Quels sont vos travaux de recherche communs?

Nos deux premiers articles traitent de l’homogénéisation (comment et quand peut-on approcher une équation à coefficients ayant de fortes oscillations par une équation plus simple, à coefficients constants). Le second, en collaboration aussi avec Andrey Piatnitski, traite de l’homogénéisation d’équations aux dérivées partielles à coefficients aléatoires, dans une situation où la limite est une équation déterministe. Martin m’avait écouté exposer des résultats préliminaires sur ce sujet, et m’a posé une question à laquelle je ne savais pas répondre. La réponse à cette question nous a conduits à un troisième article que nous terminons en ce moment, qui fait appel à sa théorie des « structures de régularité », pour obtenir une équation aux dérivées partielles stochastiques comme limite d’équations aux dérivées partielles à coefficients aléatoires. Le même type de résultat, s’agissant d’équations différentielles ordinaires en dimension finie convergeant vers une équation différentielle stochastique, date du milieu des années 60. Cinquante ans plus tard, le même problème pour les EDP ne serait toujours pas compris sans les outils inventés par Martin.

Vous avez participé à une ou plusieurs rencontres au CIRM avec lui?

Je me souviens d’une semaine au CIRM en février 2013, où Martin avait exposé le gros résultat dont j’ai parlé ci-dessus.

Quel mathématicien est-il? 

Martin a une culture très vaste. Il voit très vite quel est le bon cadre, et le bon jeu d’hypothèses pour résoudre un problème. Il a apporté des contributions importantes sur des sujets vraiment variés.

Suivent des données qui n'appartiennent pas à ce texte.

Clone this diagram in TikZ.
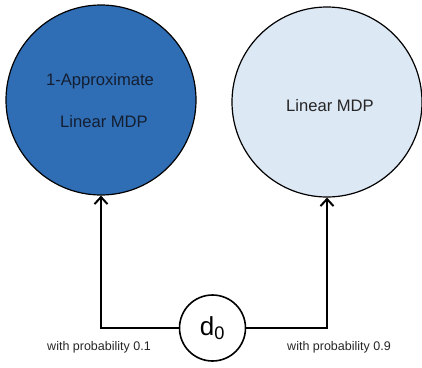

C’est un mathématicien profond et fécond. C’est aussi un excellent pédagogue, qui sait faire comprendre les difficultés et les idées essentielles dans une théorie difficile. Ecouter ses exposés est un vrai plaisir : on comprend à chaque fois des choses nouvelles.
 

Vous pouvez nous livrer une anecdote à son propos?

Je ne peux pas résister à l’envie de raconter comment est né notre premier article commun. J’exposais un travail sur l’homogénéisation lors d’une conférence à Pise. A la fin de mon exposé, Martin m’a posé une question. Nous avons passé le reste de la semaine à creuser sa question (j’avoue que nous n’avons pas écouté tous les exposés cette semaine là), et à la fin notre article était quasiment écrit. 
Je suis proche de la retraite, j’ai donné des exposés devant des auditoires très variés. C’était la première fois qu’un auditeur comprenait parfaitement le problème que je traitais, et avait des idées pour améliorer mes résultats, qu’il avait en outre envie de discuter avec moi.